Find all the lines with "that" and gather them.

* [Records shown]:
────────────────

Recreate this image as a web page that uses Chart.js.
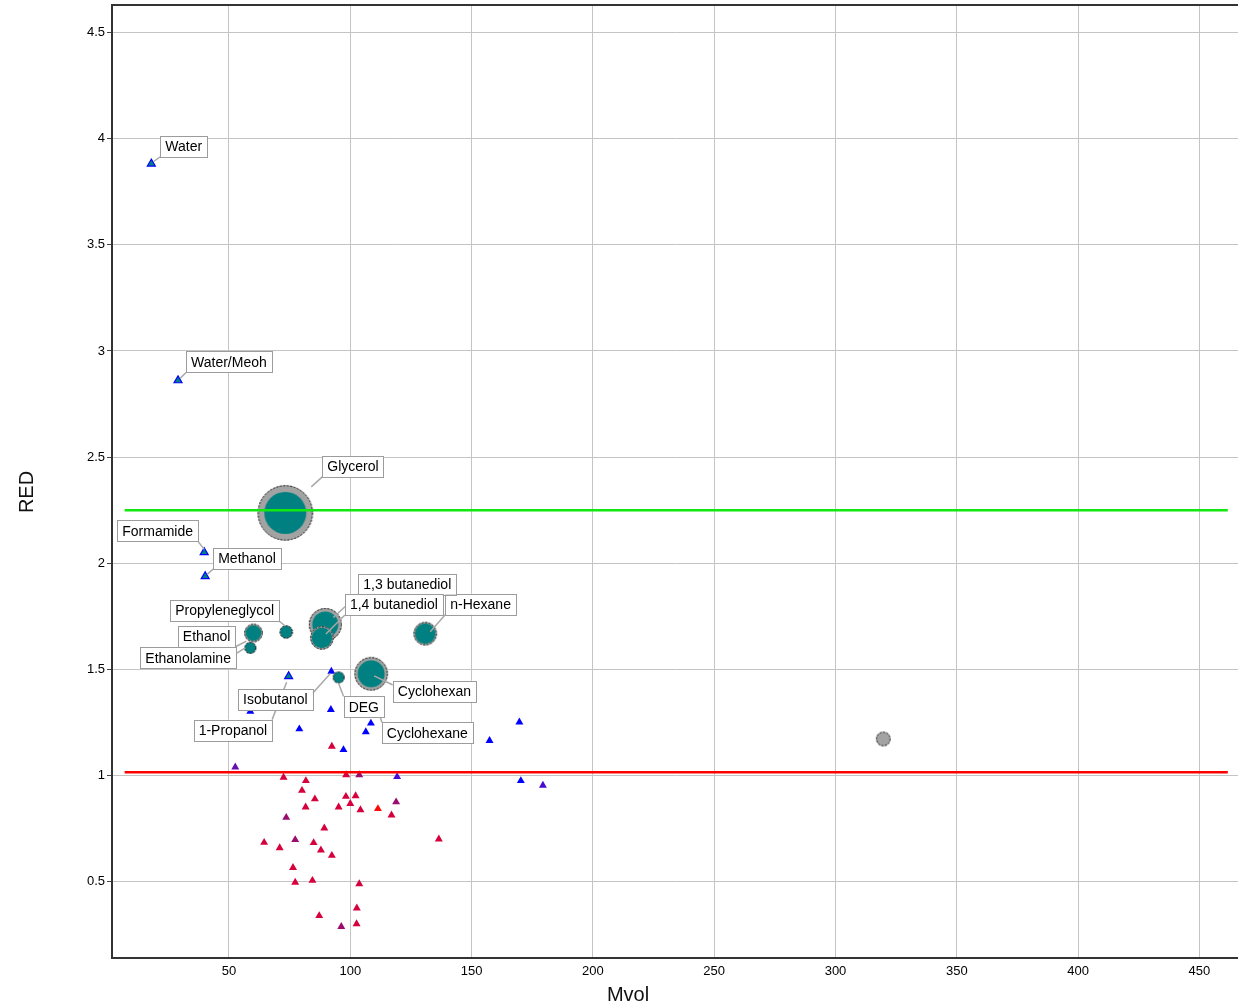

────────────────

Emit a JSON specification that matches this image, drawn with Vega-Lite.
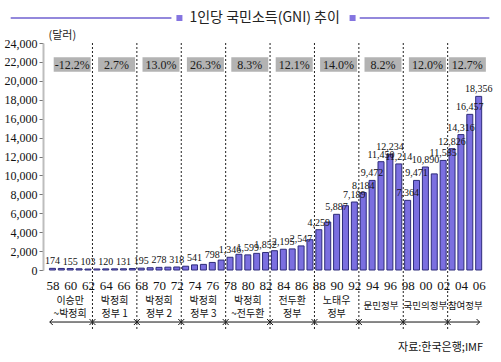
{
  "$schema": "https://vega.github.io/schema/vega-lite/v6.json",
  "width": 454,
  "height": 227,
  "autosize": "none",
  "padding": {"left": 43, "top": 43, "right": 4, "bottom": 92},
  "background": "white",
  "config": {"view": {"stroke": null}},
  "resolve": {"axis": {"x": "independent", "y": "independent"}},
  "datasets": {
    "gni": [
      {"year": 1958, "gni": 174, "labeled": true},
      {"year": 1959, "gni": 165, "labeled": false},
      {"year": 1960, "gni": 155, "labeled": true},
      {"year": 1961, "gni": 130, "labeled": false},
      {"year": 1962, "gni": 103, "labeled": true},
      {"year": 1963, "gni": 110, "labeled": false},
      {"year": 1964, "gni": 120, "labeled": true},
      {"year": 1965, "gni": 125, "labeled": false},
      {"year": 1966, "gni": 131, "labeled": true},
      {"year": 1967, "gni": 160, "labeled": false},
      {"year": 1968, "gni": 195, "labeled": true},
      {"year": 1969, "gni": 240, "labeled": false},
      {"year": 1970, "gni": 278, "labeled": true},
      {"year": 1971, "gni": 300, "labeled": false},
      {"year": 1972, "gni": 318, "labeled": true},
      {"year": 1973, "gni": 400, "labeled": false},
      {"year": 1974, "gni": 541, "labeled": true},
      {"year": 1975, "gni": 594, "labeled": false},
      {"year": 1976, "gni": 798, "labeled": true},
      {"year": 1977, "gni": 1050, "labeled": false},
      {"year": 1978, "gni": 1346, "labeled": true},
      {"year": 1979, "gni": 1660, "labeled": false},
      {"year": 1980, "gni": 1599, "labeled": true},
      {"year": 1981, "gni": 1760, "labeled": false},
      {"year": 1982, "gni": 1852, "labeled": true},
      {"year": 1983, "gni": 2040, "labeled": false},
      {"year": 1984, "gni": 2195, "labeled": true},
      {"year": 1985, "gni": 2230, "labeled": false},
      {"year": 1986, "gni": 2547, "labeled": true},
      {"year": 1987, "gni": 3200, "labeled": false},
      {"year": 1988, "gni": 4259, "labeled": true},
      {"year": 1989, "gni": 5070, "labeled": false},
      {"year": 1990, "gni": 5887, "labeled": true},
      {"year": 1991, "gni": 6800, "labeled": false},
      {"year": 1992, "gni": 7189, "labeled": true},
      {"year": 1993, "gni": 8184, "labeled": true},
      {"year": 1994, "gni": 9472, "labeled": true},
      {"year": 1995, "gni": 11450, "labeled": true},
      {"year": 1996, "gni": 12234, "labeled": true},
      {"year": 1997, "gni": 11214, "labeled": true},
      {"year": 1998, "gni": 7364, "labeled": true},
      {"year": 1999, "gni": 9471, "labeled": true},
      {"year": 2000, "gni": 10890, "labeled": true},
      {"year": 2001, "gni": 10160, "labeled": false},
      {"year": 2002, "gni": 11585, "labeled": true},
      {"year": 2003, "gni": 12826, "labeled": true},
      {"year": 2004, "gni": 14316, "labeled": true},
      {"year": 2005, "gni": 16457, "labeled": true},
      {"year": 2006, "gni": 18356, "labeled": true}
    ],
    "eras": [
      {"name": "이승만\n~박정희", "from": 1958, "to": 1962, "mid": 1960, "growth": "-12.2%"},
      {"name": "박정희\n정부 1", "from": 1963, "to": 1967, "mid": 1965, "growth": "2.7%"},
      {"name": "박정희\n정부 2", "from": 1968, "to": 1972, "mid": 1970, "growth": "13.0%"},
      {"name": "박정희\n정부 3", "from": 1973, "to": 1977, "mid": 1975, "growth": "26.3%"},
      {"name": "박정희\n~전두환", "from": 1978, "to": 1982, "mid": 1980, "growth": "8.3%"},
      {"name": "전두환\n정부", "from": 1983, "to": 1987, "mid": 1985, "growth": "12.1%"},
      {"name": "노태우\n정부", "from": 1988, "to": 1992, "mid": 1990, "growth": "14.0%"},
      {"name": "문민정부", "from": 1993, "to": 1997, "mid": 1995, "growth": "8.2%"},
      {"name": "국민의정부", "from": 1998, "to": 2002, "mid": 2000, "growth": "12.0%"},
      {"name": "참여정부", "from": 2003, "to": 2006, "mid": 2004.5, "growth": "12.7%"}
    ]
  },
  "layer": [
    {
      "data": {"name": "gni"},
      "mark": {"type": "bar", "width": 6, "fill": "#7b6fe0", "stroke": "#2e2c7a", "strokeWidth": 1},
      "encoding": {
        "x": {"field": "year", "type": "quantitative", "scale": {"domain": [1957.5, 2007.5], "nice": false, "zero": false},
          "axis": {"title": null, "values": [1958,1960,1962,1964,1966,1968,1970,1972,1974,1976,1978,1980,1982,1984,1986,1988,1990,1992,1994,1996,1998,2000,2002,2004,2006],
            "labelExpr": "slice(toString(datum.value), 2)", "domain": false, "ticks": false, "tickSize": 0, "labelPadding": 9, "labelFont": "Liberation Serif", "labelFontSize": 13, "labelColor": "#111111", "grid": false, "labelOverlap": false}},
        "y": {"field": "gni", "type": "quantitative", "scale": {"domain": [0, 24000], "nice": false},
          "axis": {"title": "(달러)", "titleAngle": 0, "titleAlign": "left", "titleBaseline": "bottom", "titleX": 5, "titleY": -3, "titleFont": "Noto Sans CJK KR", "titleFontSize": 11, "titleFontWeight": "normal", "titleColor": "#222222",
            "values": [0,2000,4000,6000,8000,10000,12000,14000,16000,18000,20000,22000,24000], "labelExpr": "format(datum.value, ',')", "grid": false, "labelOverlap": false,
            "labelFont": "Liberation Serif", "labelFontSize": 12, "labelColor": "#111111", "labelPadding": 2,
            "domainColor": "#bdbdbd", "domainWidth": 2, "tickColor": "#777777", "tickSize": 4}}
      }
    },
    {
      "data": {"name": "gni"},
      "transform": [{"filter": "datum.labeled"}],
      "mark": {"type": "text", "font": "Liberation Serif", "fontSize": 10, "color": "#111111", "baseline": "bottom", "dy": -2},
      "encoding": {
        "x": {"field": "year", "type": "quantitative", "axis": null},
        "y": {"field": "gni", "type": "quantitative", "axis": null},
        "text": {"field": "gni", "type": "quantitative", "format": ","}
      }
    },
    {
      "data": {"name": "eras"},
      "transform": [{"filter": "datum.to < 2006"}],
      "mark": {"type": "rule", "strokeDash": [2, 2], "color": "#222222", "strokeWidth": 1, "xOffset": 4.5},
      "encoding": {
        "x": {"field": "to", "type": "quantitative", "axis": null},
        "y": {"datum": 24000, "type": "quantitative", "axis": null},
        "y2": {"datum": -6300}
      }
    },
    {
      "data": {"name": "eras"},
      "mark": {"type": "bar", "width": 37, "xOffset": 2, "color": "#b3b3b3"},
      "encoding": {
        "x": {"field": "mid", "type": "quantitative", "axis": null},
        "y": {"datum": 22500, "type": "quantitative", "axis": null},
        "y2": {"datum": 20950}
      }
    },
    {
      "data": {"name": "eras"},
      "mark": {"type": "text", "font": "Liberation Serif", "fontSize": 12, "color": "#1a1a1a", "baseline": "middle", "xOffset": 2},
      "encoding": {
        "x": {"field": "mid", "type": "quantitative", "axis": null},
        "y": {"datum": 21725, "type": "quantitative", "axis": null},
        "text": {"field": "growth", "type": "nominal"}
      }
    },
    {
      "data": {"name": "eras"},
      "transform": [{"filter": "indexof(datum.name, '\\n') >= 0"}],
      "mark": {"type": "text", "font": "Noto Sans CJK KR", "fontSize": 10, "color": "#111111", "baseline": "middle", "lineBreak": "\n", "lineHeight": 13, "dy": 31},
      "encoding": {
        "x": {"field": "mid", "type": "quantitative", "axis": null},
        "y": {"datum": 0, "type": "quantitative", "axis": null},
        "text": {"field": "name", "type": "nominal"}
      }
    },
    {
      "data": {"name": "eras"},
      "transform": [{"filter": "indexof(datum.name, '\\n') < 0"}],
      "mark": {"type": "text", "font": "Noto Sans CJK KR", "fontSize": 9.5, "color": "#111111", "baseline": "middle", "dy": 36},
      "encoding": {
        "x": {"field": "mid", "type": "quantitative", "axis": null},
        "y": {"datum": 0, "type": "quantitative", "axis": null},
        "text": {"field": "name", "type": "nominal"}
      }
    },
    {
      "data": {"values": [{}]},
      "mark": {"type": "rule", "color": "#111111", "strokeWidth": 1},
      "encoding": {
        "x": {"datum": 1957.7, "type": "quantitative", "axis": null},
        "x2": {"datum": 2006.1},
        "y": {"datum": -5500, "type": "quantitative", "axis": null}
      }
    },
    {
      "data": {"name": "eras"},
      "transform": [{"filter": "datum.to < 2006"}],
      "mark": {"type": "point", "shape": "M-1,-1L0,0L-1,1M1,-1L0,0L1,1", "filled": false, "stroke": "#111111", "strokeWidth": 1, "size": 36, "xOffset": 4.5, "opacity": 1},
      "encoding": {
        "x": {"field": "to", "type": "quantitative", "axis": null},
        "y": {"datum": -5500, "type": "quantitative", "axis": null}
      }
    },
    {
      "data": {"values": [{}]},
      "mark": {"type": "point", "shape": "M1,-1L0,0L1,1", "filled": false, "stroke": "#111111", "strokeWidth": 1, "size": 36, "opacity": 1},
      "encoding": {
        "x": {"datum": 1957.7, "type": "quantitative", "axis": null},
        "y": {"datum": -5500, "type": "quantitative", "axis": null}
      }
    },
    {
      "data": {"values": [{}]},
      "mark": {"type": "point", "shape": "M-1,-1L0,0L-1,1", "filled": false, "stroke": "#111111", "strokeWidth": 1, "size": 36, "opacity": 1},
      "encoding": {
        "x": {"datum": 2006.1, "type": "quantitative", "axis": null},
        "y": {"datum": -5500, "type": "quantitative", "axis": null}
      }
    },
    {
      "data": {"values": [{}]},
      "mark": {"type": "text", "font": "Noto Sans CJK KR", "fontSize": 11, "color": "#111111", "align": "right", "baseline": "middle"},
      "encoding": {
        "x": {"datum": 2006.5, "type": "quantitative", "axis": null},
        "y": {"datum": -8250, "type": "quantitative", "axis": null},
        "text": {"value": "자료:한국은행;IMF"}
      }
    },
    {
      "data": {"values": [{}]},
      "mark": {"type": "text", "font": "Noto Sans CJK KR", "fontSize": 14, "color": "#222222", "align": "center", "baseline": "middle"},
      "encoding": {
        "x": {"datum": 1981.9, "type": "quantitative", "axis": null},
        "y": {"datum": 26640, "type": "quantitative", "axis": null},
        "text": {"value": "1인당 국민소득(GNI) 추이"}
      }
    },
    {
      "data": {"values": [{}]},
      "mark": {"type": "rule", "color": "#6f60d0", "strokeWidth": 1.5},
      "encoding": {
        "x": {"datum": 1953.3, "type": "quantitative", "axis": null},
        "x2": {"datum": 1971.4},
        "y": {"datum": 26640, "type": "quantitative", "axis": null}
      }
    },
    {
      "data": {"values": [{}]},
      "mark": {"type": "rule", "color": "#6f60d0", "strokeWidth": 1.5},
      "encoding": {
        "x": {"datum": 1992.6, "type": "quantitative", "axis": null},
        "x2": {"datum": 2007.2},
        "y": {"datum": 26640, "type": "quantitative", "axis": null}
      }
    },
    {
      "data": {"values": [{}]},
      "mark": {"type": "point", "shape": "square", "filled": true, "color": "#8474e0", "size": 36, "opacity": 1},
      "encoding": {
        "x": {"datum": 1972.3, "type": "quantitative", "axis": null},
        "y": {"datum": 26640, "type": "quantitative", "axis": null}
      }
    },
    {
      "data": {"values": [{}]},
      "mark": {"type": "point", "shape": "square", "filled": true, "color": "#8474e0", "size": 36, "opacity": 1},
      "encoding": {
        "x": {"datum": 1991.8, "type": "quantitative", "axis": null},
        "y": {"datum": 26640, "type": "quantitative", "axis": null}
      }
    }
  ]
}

────────────────

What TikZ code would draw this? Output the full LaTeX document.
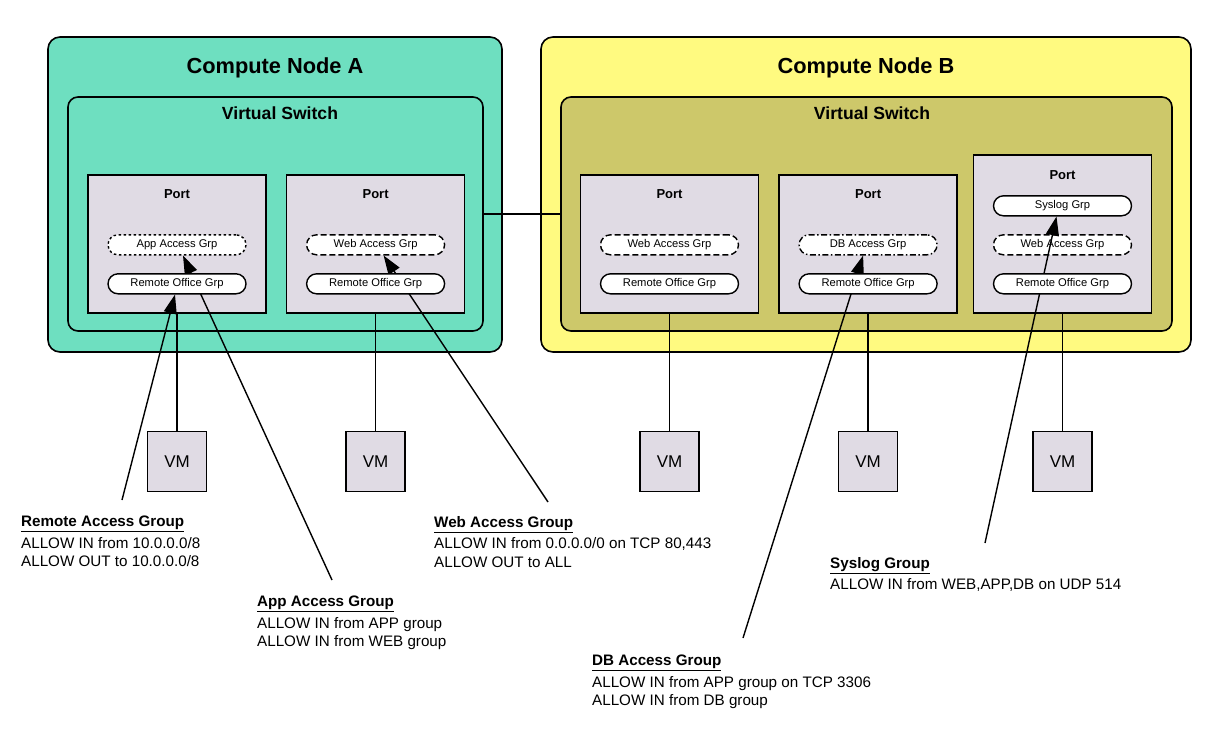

────────────────

* [Written response]:
Recreate this image as a web page that uses Chart.js.
Emit a JSON specification that matches this image, drawn with Vega-Lite.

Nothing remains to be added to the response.